** Start of Data provided **
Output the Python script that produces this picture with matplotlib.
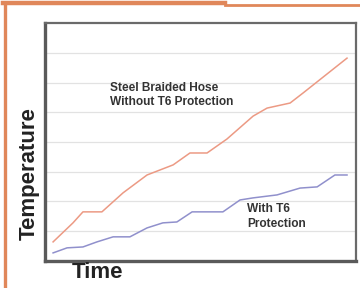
import matplotlib
matplotlib.use("Agg")
import matplotlib.pyplot as plt
from matplotlib.lines import Line2D

# Data (time in arbitrary units 0-100, temperature in arbitrary grid units 0-8)
hose_time = [2.6, 9.0, 12.2, 18.3, 25.1, 32.8, 37.0, 41.2, 46.6, 52.1, 58.5, 66.9, 71.4, 78.8, 83.0, 97.1]
hose_temp = [0.64, 1.28, 1.65, 1.65, 2.29, 2.89, 3.06, 3.23, 3.63, 3.63, 4.10, 4.87, 5.14, 5.31, 5.65, 6.82]

t6_time = [2.6, 7.1, 12.2, 16.7, 21.9, 27.3, 32.8, 37.9, 42.4, 47.3, 57.2, 62.7, 66.9, 74.6, 82.0, 87.5, 93.2, 97.1]
t6_temp = [0.27, 0.44, 0.47, 0.64, 0.81, 0.81, 1.11, 1.28, 1.31, 1.65, 1.65, 2.05, 2.12, 2.22, 2.45, 2.49, 2.89, 2.89]

grid_levels = [1, 2, 3, 4, 5, 6, 7]

fig = plt.figure(figsize=(3.6, 2.88), dpi=100)
fig.patch.set_facecolor("white")

ax = fig.add_axes([0.125, 0.094, 0.864, 0.826])
ax.set_xlim(0, 100)
ax.set_ylim(0, 8)

for g in grid_levels:
    ax.axhline(g, color="#e2e2e2", lw=0.9, zorder=0)

ax.plot(hose_time, hose_temp, color="#ec9a84", lw=1.1, zorder=3)
ax.plot(t6_time, t6_temp, color="#9090cc", lw=1.1, zorder=3)

ax.set_xticks([])
ax.set_yticks([])
for side in ["left", "bottom"]:
    ax.spines[side].set_linewidth(2.4)
    ax.spines[side].set_color("#5a5a5a")
for side in ["top", "right"]:
    ax.spines[side].set_linewidth(1.6)
    ax.spines[side].set_color("#6a6a6a")

fam = ["Liberation Sans", "DejaVu Sans"]
ax.text(20.9, 5.58, "Steel Braided Hose\nWithout T6 Protection", fontsize=8.6,
        fontweight="bold", color="#333333", family=fam, va="center", ha="left",
        linespacing=1.3)
ax.text(65.0, 1.50, "With T6\nProtection", fontsize=8.6,
        fontweight="bold", color="#333333", family=fam, va="center", ha="left",
        linespacing=1.3)

fig.text(29 / 360, 1 - 174 / 288, "Temperature", rotation=90, fontsize=16,
         fontweight="bold", color="#222222", family=fam, ha="center", va="center")
fig.text(97 / 360, 1 - 273 / 288, "Time", fontsize=16,
         fontweight="bold", color="#222222", family=fam, ha="center", va="center")

# orange frame
orange = "#e0875a"
fig.add_artist(Line2D([4.5 / 360, 4.5 / 360], [0, 1 - 3 / 288], transform=fig.transFigure,
                      color=orange, lw=2.4))
fig.add_artist(Line2D([3 / 360, 225 / 360], [1 - 3 / 288, 1 - 3 / 288], transform=fig.transFigure,
                      color=orange, lw=3.2))
fig.add_artist(Line2D([225 / 360, 1], [1 - 4.5 / 288, 1 - 4.5 / 288], transform=fig.transFigure,
                      color=orange, lw=2.0))

fig.savefig("out.png", dpi=100, facecolor="white")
** End of Data provided **
Exercise details:
From the first line above to the line containing "5.31, 5.65, 6.82]", repeat each line exactly. Pictures stay out.

Final answer:
Output the Python script that produces this picture with matplotlib.
import matplotlib
matplotlib.use("Agg")
import matplotlib.pyplot as plt
from matplotlib.lines import Line2D

# Data (time in arbitrary units 0-100, temperature in arbitrary grid units 0-8)
hose_time = [2.6, 9.0, 12.2, 18.3, 25.1, 32.8, 37.0, 41.2, 46.6, 52.1, 58.5, 66.9, 71.4, 78.8, 83.0, 97.1]
hose_temp = [0.64, 1.28, 1.65, 1.65, 2.29, 2.89, 3.06, 3.23, 3.63, 3.63, 4.10, 4.87, 5.14, 5.31, 5.65, 6.82]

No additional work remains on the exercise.